** Exercise aim **
Everything in the listing except the pictures should be written out exactly.

** Entries shown **
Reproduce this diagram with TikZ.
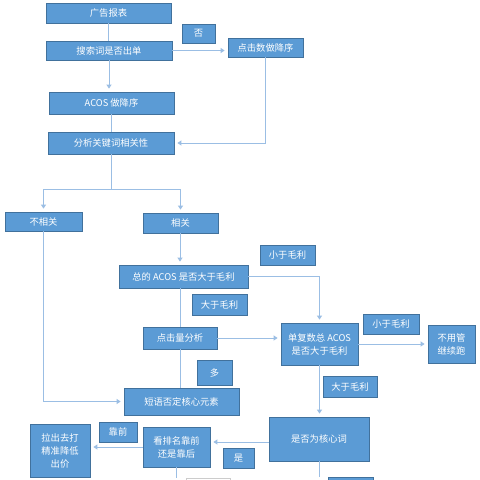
\documentclass[tikz,border=0pt]{standalone}
\usepackage{fontspec}
\newfontfamily\cjk{Noto Sans CJK SC}
\usetikzlibrary{arrows.meta}
\definecolor{boxfill}{RGB}{91,155,213}
\definecolor{boxline}{RGB}{65,113,156}
\definecolor{conn}{RGB}{155,190,228}
\tikzset{
  box/.style={draw=boxline, fill=boxfill, text=white, inner sep=0pt, align=center,
    font=\cjk\fontsize{9.3}{13}\selectfont, line width=0.8pt},
  ghost/.style={draw=black!20, fill=white, inner sep=0pt, line width=0.8pt},
  link/.style={draw=conn, line width=0.9pt},
  arr/.style={link, -{Triangle[width=5pt,length=4pt]}, shorten >=3pt},
}
\newcommand{\bx}[6]{\node[box, minimum width=#3pt, minimum height=#4pt] (#1) at (#2) {#5#6};}
\begin{document}
\begin{tikzpicture}[x=1pt,y=-1pt]
\useasboundingbox (0,0) rectangle (480,480);
\clip (0,0) rectangle (480,480);
\fill[white] (0,0) rectangle (480,480);
\bx{ad}{108.5,13}{125}{20}{广告报表}{}
\bx{no}{198.5,33.5}{33}{19}{否}{}
\bx{search}{109,50.5}{126}{19}{搜索词是否出单}{}
\bx{click}{265.5,47.5}{75}{19}{点击数做降序}{}
\bx{acos}{111.5,103}{125}{22}{ACOS 做降序}{}
\bx{anal}{111,143}{126}{22}{分析关键词相关性}{}
\bx{unrel}{43.5,221.5}{77}{19}{不相关}{}
\bx{rel}{180.5,223}{75}{20}{相关}{}
\bx{total}{183.5,276.5}{129}{23}{总的 ACOS 是否大于毛利}{}
\bx{lta}{287.5,255}{55}{20}{小于毛利}{}
\bx{gta}{219.5,304.5}{55}{21}{大于毛利}{}
\bx{clickvol}{180,338}{74}{22}{点击量分析}{}
\bx{single}{319.5,344}{77}{42}{单复数总 ACOS\\是否大于毛利}{}
\bx{ltb}{391,324}{56}{20}{小于毛利}{}
\bx{nomgmt}{451.5,344}{47}{38}{不用管\\继续跑}{}
\bx{gtb}{350,386.5}{54}{21}{大于毛利}{}
\bx{duo}{214.5,372.5}{35}{25}{多}{}
\bx{neg}{181.5,401.5}{115}{27}{短语否定核心元素}{}
\bx{core}{319,439}{100}{44}{是否为核心词}{}
\bx{pull}{60,450.5}{60}{53}{拉出去打\\精准降低\\出价}{}
\bx{front}{118,432}{38}{20}{靠前}{}
\bx{rank}{176.5,447}{67}{40}{看排名靠前\\还是靠后}{}
\bx{yes}{238.5,458}{31}{20}{是}{}
\bx{nextb}{350.5,492}{45}{30}{}{}
\node[ghost, minimum width=44pt, minimum height=30pt] (nexta) at (208,493) {};
\coordinate (ctop) at (112,189);
% connectors
\draw[link] (ad.south) -- (ad.south |- search.north);
\draw[arr] (search.south) -- (search.south |- acos.north);
\draw[arr] (search.east) -- (search.east -| click.west);
\draw[link] (acos.south) -- (acos.south |- anal.north);
\draw[arr] (click.south) |- (anal.east);
\draw[link] (anal.south) -- (anal.south |- ctop);
\draw[arr] (ctop) -| (unrel.north);
\draw[arr] (ctop) -| (rel.north);
\draw[arr] (clickvol.north |- rel.south) -- (clickvol.north |- total.north);
\draw[arr] (total.east) -| (single.north);
\draw[link] (clickvol.north |- total.south) -- (clickvol.north);
\draw[link] (clickvol.south) -- (clickvol.south |- neg.north);
\draw[arr] (unrel.south) |- (neg.west);
\draw[arr] (clickvol.east) -- (clickvol.east -| single.west);
\draw[arr] (single.east) -- (single.east -| nomgmt.west);
\draw[arr] (single.south) -- (single.south |- core.north);
\draw[arr] ([yshift=-3pt]core.west) -- ([yshift=-3pt]core.west -| rank.east);
\draw[arr] (rank.west) -- (rank.west -| pull.east);
\draw[link] (rank.south) -- (nexta.north -| rank.south);
\draw[link] (core.south) -- (nextb.north -| core.south);
\end{tikzpicture}
\end{document}
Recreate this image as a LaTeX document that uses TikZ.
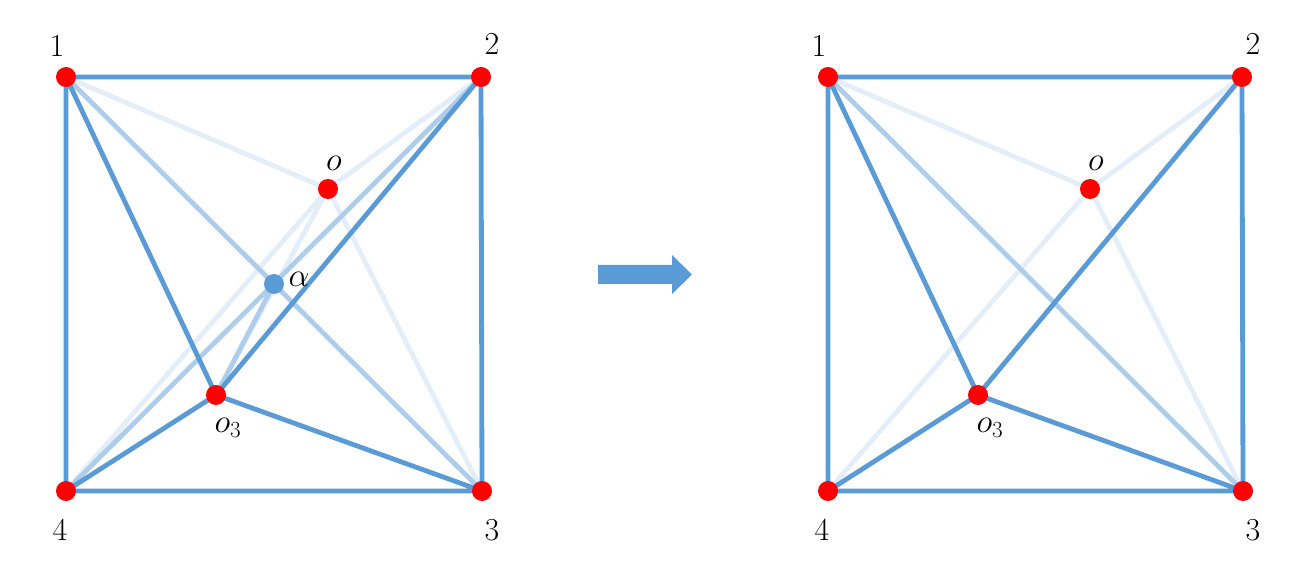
\documentclass[tikz,border=0pt]{standalone}
\definecolor{bl}{HTML}{5B9BD5}
\begin{document}
\begin{tikzpicture}[x=0.75pt,y=-0.75pt,
  solid/.style={draw=bl,line width=3.6pt},
  med/.style={draw=bl!50,line width=3.6pt},
  lite/.style={draw=bl!17,line width=3.6pt},
  dot/.style={circle,fill=red,inner sep=0pt,minimum size=15pt},
  lab/.style={font=\fontsize{24}{28}\selectfont}]
\useasboundingbox (0,0) rectangle (1304,573);
% left
\coordinate (A1) at (66,77); \coordinate (A2) at (481,77);
\coordinate (A3) at (482,491); \coordinate (A4) at (66,491);
\coordinate (Ao) at (328,189); \coordinate (Aa) at (274,284); \coordinate (Ac) at (216,395);
\draw[lite] (A1)--(Ao) (Ao)--(A2) (Ao)--(A3) (A4)--(Ao) (Ao)--(Ac);
\draw[med] (A1)--(A3) (A4)--(A2) (Aa)--(Ac);
\draw[solid] (A1)--(A2)--(A3)--(A4)--cycle (A1)--(Ac)--(A2) (A4)--(Ac)--(A3);
\node[circle,fill=bl,inner sep=0pt,minimum size=15pt] (Na) at (Aa) {};
\foreach \p in {A1,A2,A3,A4,Ao,Ac} \node[dot] (N\p) at (\p) {};
\node[lab] (l1) at (57,46) {1}; \node[lab] (l2) at (492,44) {2};
\node[lab] (l3) at (492,530) {3}; \node[lab] (l4) at (60,530) {4};
\node[lab] (lo) at (334,163) {$o$}; \node[lab,anchor=west] (la) at (284,279) {$\alpha$};
\node[lab] (lc) at (228,428) {$o_3$};
% arrow
\fill[bl] (598,265) -- (672,265) -- (672,255) -- (692,274.5) -- (672,294) -- (672,284) -- (598,284) -- cycle;
% right
\coordinate (B1) at (828,77); \coordinate (B2) at (1242,77);
\coordinate (B3) at (1243,491); \coordinate (B4) at (828,491);
\coordinate (Bo) at (1090,189); \coordinate (Bc) at (978,395);
\draw[lite] (B1)--(Bo) (Bo)--(B2) (Bo)--(B3) (B4)--(Bo);
\draw[med] (B1)--(B3);
\draw[solid] (B1)--(B2)--(B3)--(B4)--cycle (B1)--(Bc)--(B2) (B4)--(Bc)--(B3);
\foreach \p in {B1,B2,B3,B4,Bo,Bc} \node[dot] (N\p) at (\p) {};
\node[lab] (m1) at (819,46) {1}; \node[lab] (m2) at (1253,44) {2};
\node[lab] (m3) at (1253,530) {3}; \node[lab] (m4) at (822,530) {4};
\node[lab] (mo) at (1096,163) {$o$};
\node[lab] (mc) at (990,428) {$o_3$};
\end{tikzpicture}
\end{document}
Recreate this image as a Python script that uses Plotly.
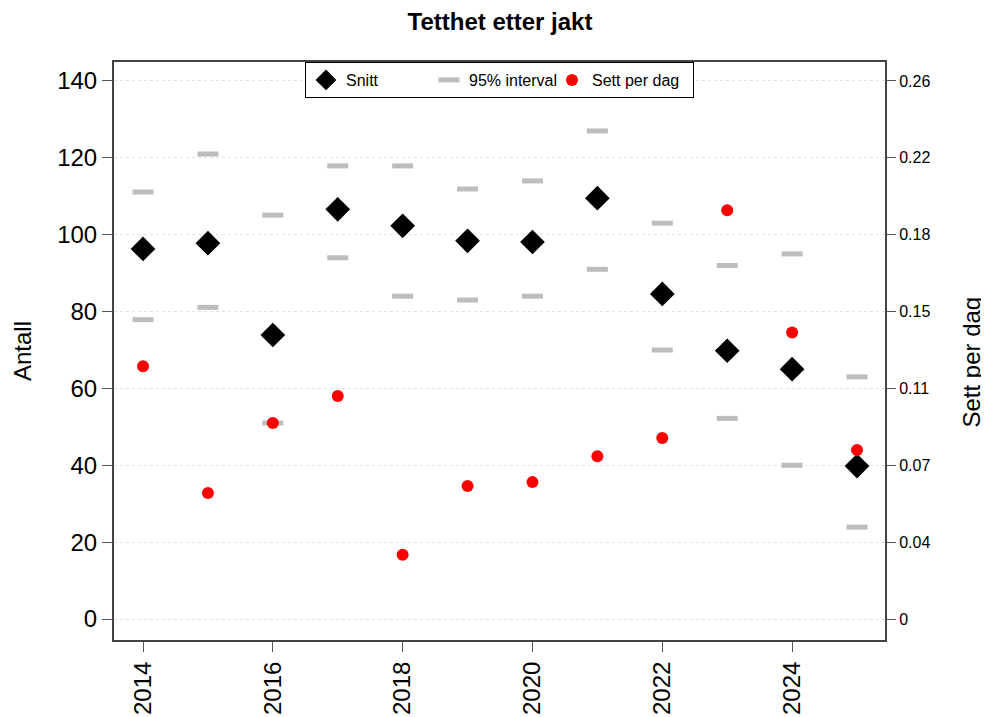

** Exercise result **
Reproduce this diagram with TikZ.
\documentclass[tikz,border=0pt]{standalone}
\usepackage{fontspec}
\newfontfamily\cjk{Noto Sans CJK SC}
\usetikzlibrary{arrows.meta}
\definecolor{boxfill}{RGB}{91,155,213}
\definecolor{boxline}{RGB}{65,113,156}
\definecolor{conn}{RGB}{155,190,228}
\tikzset{
  box/.style={draw=boxline, fill=boxfill, text=white, inner sep=0pt, align=center,
    font=\cjk\fontsize{9.3}{13}\selectfont, line width=0.8pt},
  ghost/.style={draw=black!20, fill=white, inner sep=0pt, line width=0.8pt},
  link/.style={draw=conn, line width=0.9pt},
  arr/.style={link, -{Triangle[width=5pt,length=4pt]}, shorten >=3pt},
}
\newcommand{\bx}[6]{\node[box, minimum width=#3pt, minimum height=#4pt] (#1) at (#2) {#5#6};}
\begin{document}
\begin{tikzpicture}[x=1pt,y=-1pt]
\useasboundingbox (0,0) rectangle (480,480);
\clip (0,0) rectangle (480,480);
\fill[white] (0,0) rectangle (480,480);
\bx{ad}{108.5,13}{125}{20}{广告报表}{}
\bx{no}{198.5,33.5}{33}{19}{否}{}
\bx{search}{109,50.5}{126}{19}{搜索词是否出单}{}
\bx{click}{265.5,47.5}{75}{19}{点击数做降序}{}
\bx{acos}{111.5,103}{125}{22}{ACOS 做降序}{}
\bx{anal}{111,143}{126}{22}{分析关键词相关性}{}
\bx{unrel}{43.5,221.5}{77}{19}{不相关}{}
\bx{rel}{180.5,223}{75}{20}{相关}{}
\bx{total}{183.5,276.5}{129}{23}{总的 ACOS 是否大于毛利}{}
\bx{lta}{287.5,255}{55}{20}{小于毛利}{}
\bx{gta}{219.5,304.5}{55}{21}{大于毛利}{}
\bx{clickvol}{180,338}{74}{22}{点击量分析}{}
\bx{single}{319.5,344}{77}{42}{单复数总 ACOS\\是否大于毛利}{}
\bx{ltb}{391,324}{56}{20}{小于毛利}{}
\bx{nomgmt}{451.5,344}{47}{38}{不用管\\继续跑}{}
\bx{gtb}{350,386.5}{54}{21}{大于毛利}{}
\bx{duo}{214.5,372.5}{35}{25}{多}{}
\bx{neg}{181.5,401.5}{115}{27}{短语否定核心元素}{}
\bx{core}{319,439}{100}{44}{是否为核心词}{}
\bx{pull}{60,450.5}{60}{53}{拉出去打\\精准降低\\出价}{}
\bx{front}{118,432}{38}{20}{靠前}{}
\bx{rank}{176.5,447}{67}{40}{看排名靠前\\还是靠后}{}
\bx{yes}{238.5,458}{31}{20}{是}{}
\bx{nextb}{350.5,492}{45}{30}{}{}
\node[ghost, minimum width=44pt, minimum height=30pt] (nexta) at (208,493) {};
\coordinate (ctop) at (112,189);
% connectors
\draw[link] (ad.south) -- (ad.south |- search.north);
\draw[arr] (search.south) -- (search.south |- acos.north);
\draw[arr] (search.east) -- (search.east -| click.west);
\draw[link] (acos.south) -- (acos.south |- anal.north);
\draw[arr] (click.south) |- (anal.east);
\draw[link] (anal.south) -- (anal.south |- ctop);
\draw[arr] (ctop) -| (unrel.north);
\draw[arr] (ctop) -| (rel.north);
\draw[arr] (clickvol.north |- rel.south) -- (clickvol.north |- total.north);
\draw[arr] (total.east) -| (single.north);
\draw[link] (clickvol.north |- total.south) -- (clickvol.north);
\draw[link] (clickvol.south) -- (clickvol.south |- neg.north);
\draw[arr] (unrel.south) |- (neg.west);
\draw[arr] (clickvol.east) -- (clickvol.east -| single.west);
\draw[arr] (single.east) -- (single.east -| nomgmt.west);
\draw[arr] (single.south) -- (single.south |- core.north);
\draw[arr] ([yshift=-3pt]core.west) -- ([yshift=-3pt]core.west -| rank.east);
\draw[arr] (rank.west) -- (rank.west -| pull.east);
\draw[link] (rank.south) -- (nexta.north -| rank.south);
\draw[link] (core.south) -- (nextb.north -| core.south);
\end{tikzpicture}
\end{document}
Recreate this image as a LaTeX document that uses TikZ.
\documentclass[tikz,border=0pt]{standalone}
\definecolor{bl}{HTML}{5B9BD5}
\begin{document}
\begin{tikzpicture}[x=0.75pt,y=-0.75pt,
  solid/.style={draw=bl,line width=3.6pt},
  med/.style={draw=bl!50,line width=3.6pt},
  lite/.style={draw=bl!17,line width=3.6pt},
  dot/.style={circle,fill=red,inner sep=0pt,minimum size=15pt},
  lab/.style={font=\fontsize{24}{28}\selectfont}]
\useasboundingbox (0,0) rectangle (1304,573);
% left
\coordinate (A1) at (66,77); \coordinate (A2) at (481,77);
\coordinate (A3) at (482,491); \coordinate (A4) at (66,491);
\coordinate (Ao) at (328,189); \coordinate (Aa) at (274,284); \coordinate (Ac) at (216,395);
\draw[lite] (A1)--(Ao) (Ao)--(A2) (Ao)--(A3) (A4)--(Ao) (Ao)--(Ac);
\draw[med] (A1)--(A3) (A4)--(A2) (Aa)--(Ac);
\draw[solid] (A1)--(A2)--(A3)--(A4)--cycle (A1)--(Ac)--(A2) (A4)--(Ac)--(A3);
\node[circle,fill=bl,inner sep=0pt,minimum size=15pt] (Na) at (Aa) {};
\foreach \p in {A1,A2,A3,A4,Ao,Ac} \node[dot] (N\p) at (\p) {};
\node[lab] (l1) at (57,46) {1}; \node[lab] (l2) at (492,44) {2};
\node[lab] (l3) at (492,530) {3}; \node[lab] (l4) at (60,530) {4};
\node[lab] (lo) at (334,163) {$o$}; \node[lab,anchor=west] (la) at (284,279) {$\alpha$};
\node[lab] (lc) at (228,428) {$o_3$};
% arrow
\fill[bl] (598,265) -- (672,265) -- (672,255) -- (692,274.5) -- (672,294) -- (672,284) -- (598,284) -- cycle;
% right
\coordinate (B1) at (828,77); \coordinate (B2) at (1242,77);
\coordinate (B3) at (1243,491); \coordinate (B4) at (828,491);
\coordinate (Bo) at (1090,189); \coordinate (Bc) at (978,395);
\draw[lite] (B1)--(Bo) (Bo)--(B2) (Bo)--(B3) (B4)--(Bo);
\draw[med] (B1)--(B3);
\draw[solid] (B1)--(B2)--(B3)--(B4)--cycle (B1)--(Bc)--(B2) (B4)--(Bc)--(B3);
\foreach \p in {B1,B2,B3,B4,Bo,Bc} \node[dot] (N\p) at (\p) {};
\node[lab] (m1) at (819,46) {1}; \node[lab] (m2) at (1253,44) {2};
\node[lab] (m3) at (1253,530) {3}; \node[lab] (m4) at (822,530) {4};
\node[lab] (mo) at (1096,163) {$o$};
\node[lab] (mc) at (990,428) {$o_3$};
\end{tikzpicture}
\end{document}
Recreate this image as a Python script that uses Plotly.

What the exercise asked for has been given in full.